Produit par Khayree, membre comme Young Lay de la bande à Mac Dre, Black 'N Dangerous ne change pas la règle du jeu. Il s'agit de mobb music mélodique, sautillante mais rude, avec un flow souple et prompt aux accélérations. Cela traite des sujets habituels au gangsta rap californien : les filles, la weed ("Puff Puff Pass"), l'argent ("All About My $Fetti"), la frime du proxénète ("Playah's Mode"), le dur labeur du criminel ("Stickin’ 2 da Grind"), la violence ("Lawd Have Mercy"), avec en plus cette pincée de commentaire social qui subsiste alors, dans le rap, l'exemple le plus patent étant bien sûr "Got 2 Survive", une dissertation à plusieurs voix sur les Noirs condamnés au ghetto, à la persécution policière et aux sales préjugés de l'AmériKKKe.

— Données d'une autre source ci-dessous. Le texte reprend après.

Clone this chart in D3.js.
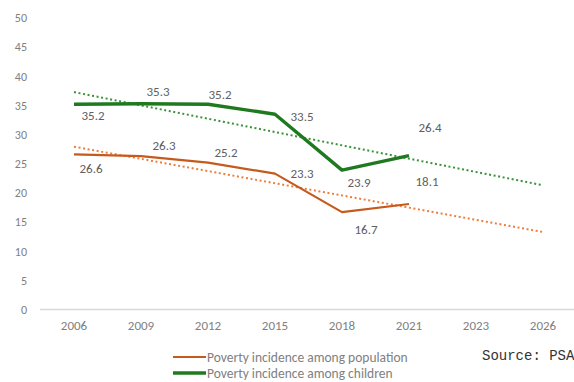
<!DOCTYPE html>
<html>
<head>
<meta charset="utf-8">
<script src="https://cdn.jsdelivr.net/npm/d3@7/dist/d3.min.js"></script>
<style>
  html, body { margin: 0; padding: 0; background: #fff; }
  svg { display: block; }
</style>
</head>
<body>
<svg id="chart" width="574" height="382"></svg>
<script>
// ---- data ----
const categories = ["2006", "2009", "2012", "2015", "2018", "2021", "2023", "2026"];
const observedYears = ["2006", "2009", "2012", "2015", "2018", "2021"];
const population = [26.6, 26.3, 25.2, 23.3, 16.7, 18.1];
const children = [35.2, 35.3, 35.2, 33.5, 23.9, 26.4];
const yTicks = [0, 5, 10, 15, 20, 25, 30, 35, 40, 45, 50];
const seriesNames = ["Poverty incidence among population", "Poverty incidence among children"];
const sourceText = "Source: PSA";

// ---- label offsets (layout, px) ----
const popLabelOffsets = [[17, 14], [23, -11], [18, -10], [27, 0], [24, 17], [18, -23]];
const childLabelOffsets = [[19, 11], [17, -12], [12, -10], [27, 2], [17, 12], [21, -28]];

// ---- styles ----
const popColor = "#c55a1c";
const popTrendColor = "#ee7d3b";
const childColor = "#1f7a1f";
const childTrendColor = "#3a923a";
const tickColor = "#808080";
const labelColor = "#606060";
const fontFamily = "Carlito, Calibri, 'Liberation Sans', Arial, sans-serif";

const svg = d3.select("#chart");

const x = d3.scaleBand().domain(categories).range([40.5, 576.5]);
const cx = d => x(d) + x.bandwidth() / 2;
const y = d3.scaleLinear().domain([0, 50]).range([309.5, 18]);

// baseline
svg.append("line")
  .attr("x1", 40).attr("x2", 574)
  .attr("y1", y(0)).attr("y2", y(0))
  .attr("stroke", "#d9d9d9").attr("stroke-width", 1.5);

// y tick labels
const yAxis = d3.axisLeft(y).tickValues(yTicks).tickSize(0).tickPadding(0);
const gy = svg.append("g").attr("transform", "translate(27,0)").call(yAxis);
gy.select(".domain").remove();
gy.selectAll("text")
  .attr("fill", tickColor)
  .attr("font-family", fontFamily)
  .attr("font-size", "12px");

// x tick labels
const xAxis = d3.axisBottom(x).tickSize(0).tickPadding(0);
const gx = svg.append("g").attr("transform", "translate(0,321)").call(xAxis);
gx.select(".domain").remove();
gx.selectAll("text")
  .attr("fill", tickColor)
  .attr("font-family", fontFamily)
  .attr("font-size", "13px");

// linear trend (least squares over category index), extended to the last category
function trend(values) {
  const xs = values.map((_, i) => i);
  const mx = d3.mean(xs), my = d3.mean(values);
  let sxy = 0, sxx = 0;
  xs.forEach((xi, i) => { sxy += (xi - mx) * (values[i] - my); sxx += (xi - mx) * (xi - mx); });
  const slope = sxy / sxx;
  const icpt = my - slope * mx;
  const last = categories.length - 1;
  return [[categories[0], icpt], [categories[last], icpt + slope * last]];
}

const trendLine = d3.line().x(d => cx(d[0])).y(d => y(d[1]));

svg.append("path")
  .datum(trend(population))
  .attr("d", trendLine)
  .attr("fill", "none")
  .attr("stroke", popTrendColor)
  .attr("stroke-width", 2)
  .attr("stroke-dasharray", "2,2.6");

svg.append("path")
  .datum(trend(children))
  .attr("d", trendLine)
  .attr("fill", "none")
  .attr("stroke", childTrendColor)
  .attr("stroke-width", 2)
  .attr("stroke-dasharray", "2,2.6");

const line = d3.line().x((d, i) => cx(observedYears[i])).y(d => y(d));

svg.append("path")
  .datum(population)
  .attr("d", line)
  .attr("fill", "none")
  .attr("stroke", popColor)
  .attr("stroke-width", 2.2)
  .attr("stroke-linejoin", "round");

svg.append("path")
  .datum(children)
  .attr("d", line)
  .attr("fill", "none")
  .attr("stroke", childColor)
  .attr("stroke-width", 3.4)
  .attr("stroke-linejoin", "round");

// data labels
function labels(values, offsets) {
  svg.append("g").selectAll("text")
    .data(values)
    .join("text")
    .attr("x", (d, i) => cx(observedYears[i]) + offsets[i][0])
    .attr("y", (d, i) => y(d) + offsets[i][1])
    .attr("dy", "0.36em")
    .attr("text-anchor", "middle")
    .attr("fill", labelColor)
    .attr("font-family", fontFamily)
    .attr("font-size", "13px")
    .text(d => d.toFixed(1));
}
labels(children, childLabelOffsets);
labels(population, popLabelOffsets);

// legend
const legendColors = [popColor, childColor];
const legendWidths = [2.2, 3.4];
const lg = svg.append("g");
seriesNames.forEach((name, i) => {
  const ly = 357 + i * 16;
  lg.append("line")
    .attr("x1", 173).attr("x2", 206)
    .attr("y1", ly).attr("y2", ly)
    .attr("stroke", legendColors[i])
    .attr("stroke-width", legendWidths[i]);
  lg.append("text")
    .attr("x", 207).attr("y", ly)
    .attr("dy", "0.35em")
    .attr("fill", tickColor)
    .attr("font-family", fontFamily)
    .attr("font-size", "13.5px")
    .text(name);
});

// source
svg.append("text")
  .attr("x", 482).attr("y", 360)
  .attr("fill", "#333333")
  .attr("font-family", "'Liberation Mono', 'DejaVu Sans Mono', monospace")
  .attr("font-size", "14px")
  .text(sourceText);
</script>
</body>
</html>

Souvent agrémentés d'un feeling organique, à grand renfort de guitares funky, de basses, d'orgues ou de pianos baladeurs venus défier la dictature de la boucle, avec aussi les sirènes de saison et la voix mélodieuse de quelque chanteuse, les titres sont accrocheurs, en plus d'être une belle illustration du rap West Coast des années 90. C'est la musique californienne habituelle, mais dans sa version aboutie. C'est son essence, sa déclinaison quasi parfaite.
PS : à propos de Young Lay, lire aussi l'article publié autrefois sur Passion of the Weiss.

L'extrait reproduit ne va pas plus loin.